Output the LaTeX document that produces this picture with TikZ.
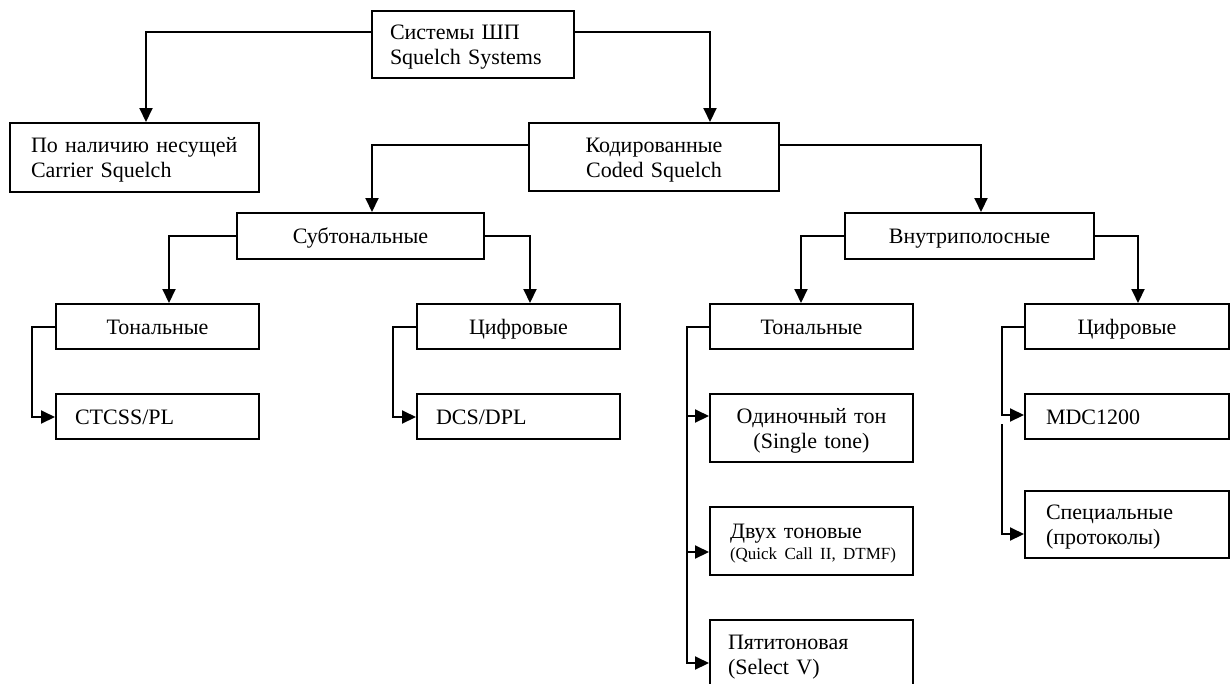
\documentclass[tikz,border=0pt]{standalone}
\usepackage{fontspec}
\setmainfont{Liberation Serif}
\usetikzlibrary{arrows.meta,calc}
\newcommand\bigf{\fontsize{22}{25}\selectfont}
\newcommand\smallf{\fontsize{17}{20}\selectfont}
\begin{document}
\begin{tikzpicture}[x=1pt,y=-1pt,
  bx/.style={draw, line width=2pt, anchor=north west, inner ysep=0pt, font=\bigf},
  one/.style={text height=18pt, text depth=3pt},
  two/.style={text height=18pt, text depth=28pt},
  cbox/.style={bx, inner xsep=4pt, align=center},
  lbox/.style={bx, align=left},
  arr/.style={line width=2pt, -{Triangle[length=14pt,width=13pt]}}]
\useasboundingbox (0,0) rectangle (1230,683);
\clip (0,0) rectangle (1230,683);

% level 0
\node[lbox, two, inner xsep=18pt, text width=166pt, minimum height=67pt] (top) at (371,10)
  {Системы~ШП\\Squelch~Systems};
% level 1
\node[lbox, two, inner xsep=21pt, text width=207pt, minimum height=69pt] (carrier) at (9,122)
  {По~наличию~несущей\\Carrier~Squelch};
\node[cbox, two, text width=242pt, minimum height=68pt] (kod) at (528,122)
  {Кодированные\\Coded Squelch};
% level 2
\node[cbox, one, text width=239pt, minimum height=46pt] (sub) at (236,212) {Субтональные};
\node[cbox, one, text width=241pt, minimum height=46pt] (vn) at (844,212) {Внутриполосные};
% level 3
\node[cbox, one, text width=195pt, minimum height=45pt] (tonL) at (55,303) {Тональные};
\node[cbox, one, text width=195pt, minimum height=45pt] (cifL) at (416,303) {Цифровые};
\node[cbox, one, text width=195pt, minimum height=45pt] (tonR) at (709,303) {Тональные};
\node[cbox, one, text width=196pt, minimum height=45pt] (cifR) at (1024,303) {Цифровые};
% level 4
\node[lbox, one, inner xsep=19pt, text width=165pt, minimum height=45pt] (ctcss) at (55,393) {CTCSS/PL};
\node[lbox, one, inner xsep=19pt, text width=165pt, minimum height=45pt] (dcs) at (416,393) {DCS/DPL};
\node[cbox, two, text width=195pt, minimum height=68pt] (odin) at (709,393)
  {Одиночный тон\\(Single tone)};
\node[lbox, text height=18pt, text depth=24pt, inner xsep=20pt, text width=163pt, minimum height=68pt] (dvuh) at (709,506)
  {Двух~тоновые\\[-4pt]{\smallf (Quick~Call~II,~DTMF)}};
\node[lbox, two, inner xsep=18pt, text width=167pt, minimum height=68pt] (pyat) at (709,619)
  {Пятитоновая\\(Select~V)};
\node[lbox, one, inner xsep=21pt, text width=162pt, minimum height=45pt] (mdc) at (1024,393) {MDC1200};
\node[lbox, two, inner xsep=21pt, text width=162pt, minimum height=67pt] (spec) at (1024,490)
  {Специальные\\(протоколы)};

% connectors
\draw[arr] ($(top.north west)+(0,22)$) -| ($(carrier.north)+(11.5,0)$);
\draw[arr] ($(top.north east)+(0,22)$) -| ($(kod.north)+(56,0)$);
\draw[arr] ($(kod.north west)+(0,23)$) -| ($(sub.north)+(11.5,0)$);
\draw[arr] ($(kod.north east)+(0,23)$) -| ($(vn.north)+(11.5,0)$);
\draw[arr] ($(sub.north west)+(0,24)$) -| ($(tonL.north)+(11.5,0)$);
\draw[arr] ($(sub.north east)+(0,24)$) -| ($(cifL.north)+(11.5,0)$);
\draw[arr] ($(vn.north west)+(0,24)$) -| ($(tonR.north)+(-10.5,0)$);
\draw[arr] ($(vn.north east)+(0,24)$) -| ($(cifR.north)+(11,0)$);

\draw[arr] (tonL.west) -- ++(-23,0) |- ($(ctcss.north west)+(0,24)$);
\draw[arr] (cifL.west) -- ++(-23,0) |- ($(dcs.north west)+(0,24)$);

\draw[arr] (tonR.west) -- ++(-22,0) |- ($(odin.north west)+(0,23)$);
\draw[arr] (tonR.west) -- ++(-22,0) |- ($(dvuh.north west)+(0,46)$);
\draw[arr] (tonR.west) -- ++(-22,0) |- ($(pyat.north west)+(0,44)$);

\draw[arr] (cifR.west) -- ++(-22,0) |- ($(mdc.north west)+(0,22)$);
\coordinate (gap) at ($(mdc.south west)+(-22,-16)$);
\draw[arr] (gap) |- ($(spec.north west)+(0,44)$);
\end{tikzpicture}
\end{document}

▶ _Requirements_
Print out the lines exactly, skipping any picture.

▶ _Response to the exercise_
Output the LaTeX document that produces this picture with TikZ.
\documentclass[tikz,border=0pt]{standalone}
\usepackage{fontspec}
\setmainfont{Liberation Serif}
\usetikzlibrary{arrows.meta,calc}
\newcommand\bigf{\fontsize{22}{25}\selectfont}
\newcommand\smallf{\fontsize{17}{20}\selectfont}
\begin{document}
\begin{tikzpicture}[x=1pt,y=-1pt,
  bx/.style={draw, line width=2pt, anchor=north west, inner ysep=0pt, font=\bigf},
  one/.style={text height=18pt, text depth=3pt},
  two/.style={text height=18pt, text depth=28pt},
  cbox/.style={bx, inner xsep=4pt, align=center},
  lbox/.style={bx, align=left},
  arr/.style={line width=2pt, -{Triangle[length=14pt,width=13pt]}}]
\useasboundingbox (0,0) rectangle (1230,683);
\clip (0,0) rectangle (1230,683);

% level 0
\node[lbox, two, inner xsep=18pt, text width=166pt, minimum height=67pt] (top) at (371,10)
  {Системы~ШП\\Squelch~Systems};
% level 1
\node[lbox, two, inner xsep=21pt, text width=207pt, minimum height=69pt] (carrier) at (9,122)
  {По~наличию~несущей\\Carrier~Squelch};
\node[cbox, two, text width=242pt, minimum height=68pt] (kod) at (528,122)
  {Кодированные\\Coded Squelch};
% level 2
\node[cbox, one, text width=239pt, minimum height=46pt] (sub) at (236,212) {Субтональные};
\node[cbox, one, text width=241pt, minimum height=46pt] (vn) at (844,212) {Внутриполосные};
% level 3
\node[cbox, one, text width=195pt, minimum height=45pt] (tonL) at (55,303) {Тональные};
\node[cbox, one, text width=195pt, minimum height=45pt] (cifL) at (416,303) {Цифровые};
\node[cbox, one, text width=195pt, minimum height=45pt] (tonR) at (709,303) {Тональные};
\node[cbox, one, text width=196pt, minimum height=45pt] (cifR) at (1024,303) {Цифровые};
% level 4
\node[lbox, one, inner xsep=19pt, text width=165pt, minimum height=45pt] (ctcss) at (55,393) {CTCSS/PL};
\node[lbox, one, inner xsep=19pt, text width=165pt, minimum height=45pt] (dcs) at (416,393) {DCS/DPL};
\node[cbox, two, text width=195pt, minimum height=68pt] (odin) at (709,393)
  {Одиночный тон\\(Single tone)};
\node[lbox, text height=18pt, text depth=24pt, inner xsep=20pt, text width=163pt, minimum height=68pt] (dvuh) at (709,506)
  {Двух~тоновые\\[-4pt]{\smallf (Quick~Call~II,~DTMF)}};
\node[lbox, two, inner xsep=18pt, text width=167pt, minimum height=68pt] (pyat) at (709,619)
  {Пятитоновая\\(Select~V)};
\node[lbox, one, inner xsep=21pt, text width=162pt, minimum height=45pt] (mdc) at (1024,393) {MDC1200};
\node[lbox, two, inner xsep=21pt, text width=162pt, minimum height=67pt] (spec) at (1024,490)
  {Специальные\\(протоколы)};

% connectors
\draw[arr] ($(top.north west)+(0,22)$) -| ($(carrier.north)+(11.5,0)$);
\draw[arr] ($(top.north east)+(0,22)$) -| ($(kod.north)+(56,0)$);
\draw[arr] ($(kod.north west)+(0,23)$) -| ($(sub.north)+(11.5,0)$);
\draw[arr] ($(kod.north east)+(0,23)$) -| ($(vn.north)+(11.5,0)$);
\draw[arr] ($(sub.north west)+(0,24)$) -| ($(tonL.north)+(11.5,0)$);
\draw[arr] ($(sub.north east)+(0,24)$) -| ($(cifL.north)+(11.5,0)$);
\draw[arr] ($(vn.north west)+(0,24)$) -| ($(tonR.north)+(-10.5,0)$);
\draw[arr] ($(vn.north east)+(0,24)$) -| ($(cifR.north)+(11,0)$);

\draw[arr] (tonL.west) -- ++(-23,0) |- ($(ctcss.north west)+(0,24)$);
\draw[arr] (cifL.west) -- ++(-23,0) |- ($(dcs.north west)+(0,24)$);

\draw[arr] (tonR.west) -- ++(-22,0) |- ($(odin.north west)+(0,23)$);
\draw[arr] (tonR.west) -- ++(-22,0) |- ($(dvuh.north west)+(0,46)$);
\draw[arr] (tonR.west) -- ++(-22,0) |- ($(pyat.north west)+(0,44)$);

\draw[arr] (cifR.west) -- ++(-22,0) |- ($(mdc.north west)+(0,22)$);
\coordinate (gap) at ($(mdc.south west)+(-22,-16)$);
\draw[arr] (gap) |- ($(spec.north west)+(0,44)$);
\end{tikzpicture}
\end{document}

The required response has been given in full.